Australia blames Russian hackers for Medibank medical records theft

They have been drip-feeding the stolen data to a dark web forum, singling out hundreds of potentially compromising records

Photo: AFP
Photo: AFP


Published: Fri 11 Nov 2022, 10:27 AM

Last updated: Fri 11 Nov 2022, 11:14 AM

Russian hackers were behind a cyberattack on a major Australian healthcare company that breached the data of 9.7 million people, including the country's prime minister, Australian police said on Friday.

The hackers started leaking the data earlier this week after Medibank — the country's largest health insurer — refused to pay a AU$15 million ($9.7 million) ransom.

Australian Federal Police commissioner Reece Kershaw blamed the attack on Russia-based "cyber criminals".

"We believe those responsible for the breach are in Russia," he told reporters.

"Our intelligence points to a group of loosely affiliated cyber criminals who are likely responsible for past significant breaches across the world."

The hackers have been drip-feeding the stolen data to a dark web forum, singling out hundreds of potentially compromising records related to drug addiction, alcohol abuse and sexually transmitted infections.

Kershaw said the hackers also appeared to be supported by people living outside Russia.

"These cyber criminals are operating like a business with affiliates and associates who are supporting the business ... We also believe that some affiliates may be in other countries."

He added that the Australian police would be working with Interpol and seeking the cooperation of their counterparts in Russia.

"We'll be holding talks with Russian law enforcement about these individuals."

"Russia benefits from the intelligence sharing and data shared through Interpol, and with that comes responsibilities and accountability."

In the past, Australia has repeatedly condemned the Russia-Ukraine conflict and has provided Kyiv with millions of dollars in aid and military equipment.

Australia's foreign intelligence agency in April warned that backing Ukraine could open the country up to reprisals from Russian hackers.

"Russian-aligned cybercrime groups have threatened to conduct cyber operations in retaliation for perceived cyber offensives against the Russian government," the Australian Signals Directorate said in an advisory note.

"Some groups have also threatened to conduct cyber operations against countries and organisations providing material support to Ukraine."

Kershaw said police also knew the identities of the hackers, but refused to name them.

Cybersecurity analysts have suggested they could be linked to Russian hacker group REvil.

REvil — an amalgam of ransomware and evil — was reportedly dismantled by Russian authorities earlier this year, after the former extracted an $11 million ransom from JBS Foods, a major food conglomerate.

Australian National University cybersecurity expert Thomas Haines said tracking the hackers down was the easiest part for police.

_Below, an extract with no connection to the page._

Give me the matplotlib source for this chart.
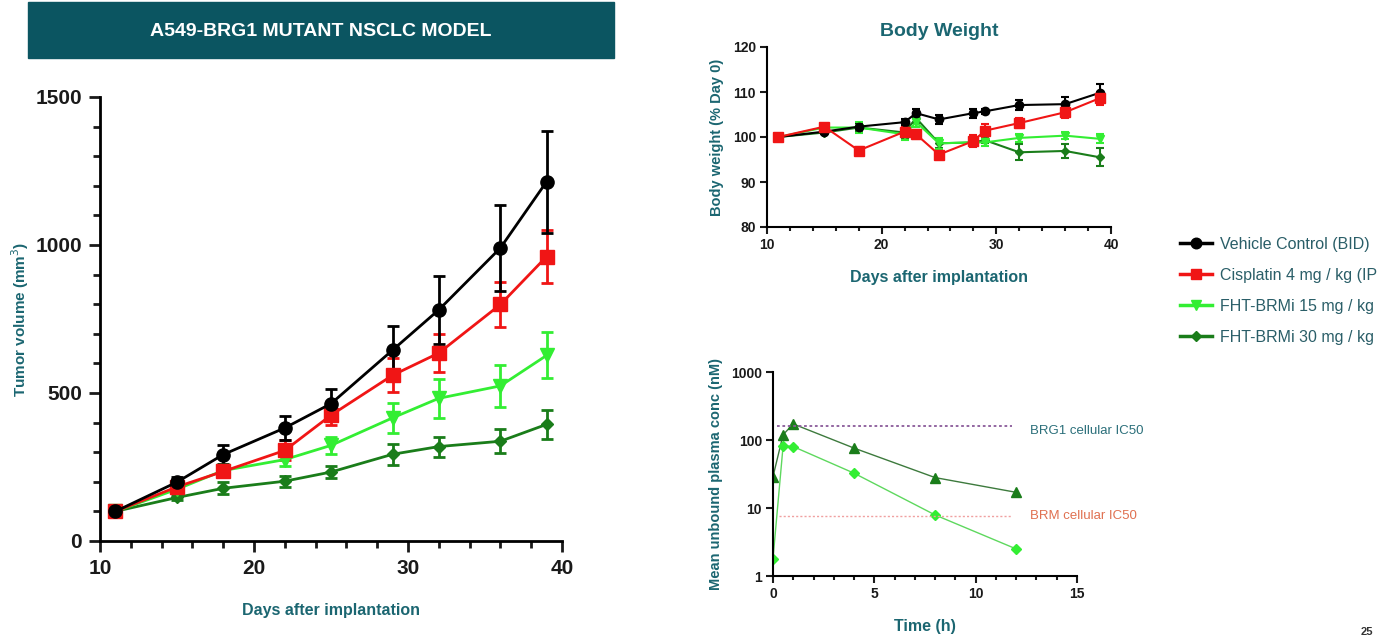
import matplotlib
matplotlib.use("Agg")
import matplotlib.pyplot as plt
from matplotlib.lines import Line2D
from matplotlib.patches import Rectangle
from matplotlib.ticker import MultipleLocator, FixedLocator, NullLocator

plt.rcParams['font.family'] = ['Liberation Sans', 'DejaVu Sans']

# ---------------- data ----------------
days = [11, 15, 18, 22, 25, 29, 32, 36, 39]
tv_vehicle = [100, 199, 292, 382, 464, 645, 781, 990, 1214]
tv_vehicle_err = [8, 18, 33, 40, 50, 80, 114, 145, 172]
tv_cis = [100, 183, 235, 306, 425, 560, 635, 799, 961]
tv_cis_err = [8, 15, 20, 34, 33, 57, 64, 77, 90]
tv_brmi15 = [100, 175, 238, 275, 323, 416, 482, 524, 627]
tv_brmi15_err = [8, 12, 18, 20, 30, 51, 66, 72, 78]
tv_brmi30 = [100, 147, 178, 202, 233, 293, 319, 337, 394]
tv_brmi30_err = [8, 10, 20, 18, 20, 35, 34, 40, 50]

bw_days = [11, 15, 18, 22, 23, 25, 28, 29, 32, 36, 39]
bw_vehicle = [100, 101.2, 102.3, 103.3, 105.3, 103.9, 105.3, 105.7, 107.1, 107.3, 109.8]
bw_vehicle_err = [0.3, 0.4, 0.5, 0.6, 1.0, 0.9, 1.0, 0.5, 1.1, 1.5, 1.9]
bw_cis = [100, 102.3, 97.0, 101.2, 100.6, 96.1, 99.1, 101.4, 103.1, 105.5, 108.6]
bw_cis_err = [0.3, 0.6, 0.7, 1.0, 1.0, 0.8, 1.3, 1.4, 1.1, 1.2, 1.4]
bw_brmi15 = [100, 102.1, 102.1, 100.6, 103.3, 98.6, 98.8, 98.8, 99.8, 100.3, 99.6]
bw_brmi15_err = [0.3, 0.5, 1.2, 1.2, 1.0, 1.2, 0.8, 0.8, 0.8, 0.8, 1.0]
bw_brmi30 = [100, 101.0, 102.1, 101.0, 104.2, 98.6, 98.8, 99.3, 96.6, 96.9, 95.5]
bw_brmi30_err = [0.3, 0.4, 0.8, 1.2, 1.0, 1.0, 0.8, 0.6, 1.8, 1.5, 2.0]

pk_time = [0, 0.5, 1, 4, 8, 12]
pk_30mg = [29, 120, 172, 76, 28, 17]
pk_15mg = [1.8, 83, 80, 32.5, 7.9, 2.5]
brg1_ic50 = 160
brm_ic50 = 7.7

# legend labels as visible (cut at the slide edge in the reference)
labels = ["Vehicle Control (BID)", "Cisplatin 4 mg / kg (IP",
          "FHT-BRMi 15 mg / kg", "FHT-BRMi 30 mg / kg"]

# ---------------- style ----------------
C_BLACK = "#000000"
C_RED = "#f01515"
C_LGREEN = "#33ee33"
C_DGREEN = "#1a7d1a"
TEAL = "#1b6671"
BANNER = "#0b5561"
TICKC = "#1a1a1a"

fig = plt.figure(figsize=(13.81, 6.38), dpi=100)

# banner
fig.patches.append(Rectangle((28 / 1381, 1 - 58 / 638), (614 - 28) / 1381, 56 / 638,
                             transform=fig.transFigure, color=BANNER, zorder=0))
fig.text((28 + 614) / 2 / 1381, 1 - 31 / 638, "A549-BRG1 MUTANT NSCLC MODEL",
         color="white", fontsize=14, fontweight="bold", ha="center", va="center")

series = [
    (tv_vehicle, tv_vehicle_err, C_BLACK, "o", 9.5),
    (tv_cis, tv_cis_err, C_RED, "s", 9.5),
    (tv_brmi15, tv_brmi15_err, C_LGREEN, "v", 9.5),
    (tv_brmi30, tv_brmi30_err, C_DGREEN, "D", 6.5),
]

# ---------------- main tumor volume ----------------
ax = fig.add_axes([100 / 1381, 1 - 541 / 638, (562 - 100) / 1381, (541 - 97) / 638])
for vals, errs, col, mk, ms in series[::-1]:
    ax.errorbar(days, vals, yerr=errs, color=col, marker=mk, markersize=ms,
                linewidth=2, elinewidth=2, capsize=4, capthick=2)
ax.set_xlim(10, 40)
ax.set_ylim(0, 1500)
ax.xaxis.set_major_locator(MultipleLocator(10))
ax.xaxis.set_minor_locator(MultipleLocator(2))
ax.yaxis.set_major_locator(MultipleLocator(500))
ax.yaxis.set_minor_locator(MultipleLocator(100))
for s in ["top", "right"]:
    ax.spines[s].set_visible(False)
for s in ["left", "bottom"]:
    ax.spines[s].set_linewidth(2)
ax.tick_params(which="major", length=8, width=2, labelsize=15, colors=TICKC, pad=5)
ax.tick_params(which="minor", length=5, width=2, colors=TICKC)
for lab in ax.get_xticklabels() + ax.get_yticklabels():
    lab.set_fontweight("bold")
ax.set_xlabel("Days after implantation", color=TEAL, fontsize=11.5, fontweight="bold", labelpad=18)
ax.set_ylabel("Tumor volume (mm$^3$)", color=TEAL, fontsize=11, fontweight="bold", labelpad=3)

# ---------------- body weight ----------------
bw_series = [
    (bw_vehicle, bw_vehicle_err, C_BLACK, "o", 6),
    (bw_cis, bw_cis_err, C_RED, "s", 7),
    (bw_brmi15, bw_brmi15_err, C_LGREEN, "v", 6),
    (bw_brmi30, bw_brmi30_err, C_DGREEN, "D", 4.5),
]
bx = fig.add_axes([767 / 1381, 1 - 227 / 638, (1111 - 767) / 1381, (227 - 47) / 638])
for vals, errs, col, mk, ms in [bw_series[3], bw_series[2], bw_series[0], bw_series[1]]:
    bx.errorbar(bw_days, vals, yerr=errs, color=col, marker=mk, markersize=ms,
                linewidth=1.5, elinewidth=1.5, capsize=3, capthick=1.5)
bx.set_xlim(10, 40)
bx.set_ylim(80, 120)
bx.xaxis.set_major_locator(MultipleLocator(10))
bx.xaxis.set_minor_locator(MultipleLocator(2))
bx.yaxis.set_major_locator(MultipleLocator(10))
for s in ["top", "right"]:
    bx.spines[s].set_visible(False)
for s in ["left", "bottom"]:
    bx.spines[s].set_linewidth(1.5)
bx.tick_params(which="major", length=5, width=1.5, labelsize=10, colors=TICKC, pad=3)
bx.tick_params(which="minor", length=3, width=1.5, colors=TICKC)
for lab in bx.get_xticklabels() + bx.get_yticklabels():
    lab.set_fontweight("bold")
bx.set_title("Body Weight", color=TEAL, fontsize=14, fontweight="bold", pad=8)
bx.set_xlabel("Days after implantation", color=TEAL, fontsize=11.5, fontweight="bold", labelpad=13)
bx.set_ylabel("Body weight (% Day 0)", color=TEAL, fontsize=10.5, fontweight="bold", labelpad=6)

# ---------------- legend ----------------
handles = [Line2D([], [], color=col, marker=mk, markersize=ms * 0.8, linewidth=2.5)
           for _, _, col, mk, ms in series]
fig.legend(handles, labels, loc="upper left", bbox_to_anchor=(1180 / 1381, 1 - 237 / 638),
           frameon=False, fontsize=11.5, labelcolor="#2a5e68", handlelength=2.0,
           handletextpad=0.5, labelspacing=1.0, borderaxespad=0, borderpad=0)

# ---------------- PK ----------------
px = fig.add_axes([773 / 1381, 1 - 576 / 638, (1077 - 773) / 1381, (576 - 372) / 638])
px.plot(pk_time, pk_30mg, color="#3d7a3d", marker="^", markersize=7,
        markerfacecolor=C_DGREEN, markeredgecolor=C_DGREEN, linewidth=1)
px.plot(pk_time, pk_15mg, color="#5ed85e", marker="D", markersize=5,
        markerfacecolor=C_LGREEN, markeredgecolor=C_LGREEN, linewidth=1)
px.hlines(brg1_ic50, 0.2, 11.8, colors="#8a5a9a", linestyles=(0, (1.5, 1.5)), linewidth=1.3)
px.hlines(brm_ic50, 0.3, 11.8, colors="#f0a0a0", linestyles=(0, (1.5, 1.5)), linewidth=1.0)
px.set_yscale("log")
px.set_xlim(0, 15)
px.set_ylim(1, 1000)
px.yaxis.set_major_locator(FixedLocator([1, 10, 100, 1000]))
px.yaxis.set_minor_locator(NullLocator())
px.set_yticklabels(["1", "10", "100", "1000"])
px.xaxis.set_major_locator(MultipleLocator(5))
px.xaxis.set_minor_locator(MultipleLocator(1))
for s in ["top", "right"]:
    px.spines[s].set_visible(False)
for s in ["left", "bottom"]:
    px.spines[s].set_linewidth(1.5)
px.tick_params(which="major", length=5, width=1.5, labelsize=10, colors=TICKC, pad=3)
px.tick_params(which="minor", length=3, width=1.5, colors=TICKC)
for lab in px.get_xticklabels() + px.get_yticklabels():
    lab.set_fontweight("bold")
px.set_xlabel("Time (h)", color=TEAL, fontsize=11.5, fontweight="bold", labelpad=13)
px.set_ylabel("Mean unbound plasma conc (nM)", color=TEAL, fontsize=10.5, fontweight="bold", labelpad=6)
px.text(12.7, brg1_ic50 * 0.86, "BRG1 cellular IC50", color="#2b6f7a", fontsize=9.5,
        va="center", ha="left", clip_on=False)
px.text(12.7, brm_ic50, "BRM cellular IC50", color="#e07050", fontsize=9.5,
        va="center", ha="left", clip_on=False)

# page number (cut at edge)
fig.text(1361 / 1381, 1 - 632 / 638, "25", color="#333333", fontsize=8, fontweight="bold",
         ha="left", va="center")

fig.savefig("out.png", dpi=100)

"It's unusual for hackers to cover their tracks so well that you don't know where they came from ... but there are certain areas of the world where the ability to apply any pressure is effectively zero," he told AFP.

Kershaw said Australian police were taking "covert measures" to bring the hackers to justice.

"To the criminals, you know we know who you are," he said.

"The Australian Federal Police has some significant runs on the scoreboard when it comes to bringing overseas offenders back to Australia to face the justice system."

On Thursday night, Home Affairs minister Clare O'Neil said the "smartest and toughest" people in Australia were hunting down the hackers.

In a taunting reply posted to the dark web early on Friday morning, the hackers said: "We always keep our word."

"We should post this data, because nobody will believe us in the future."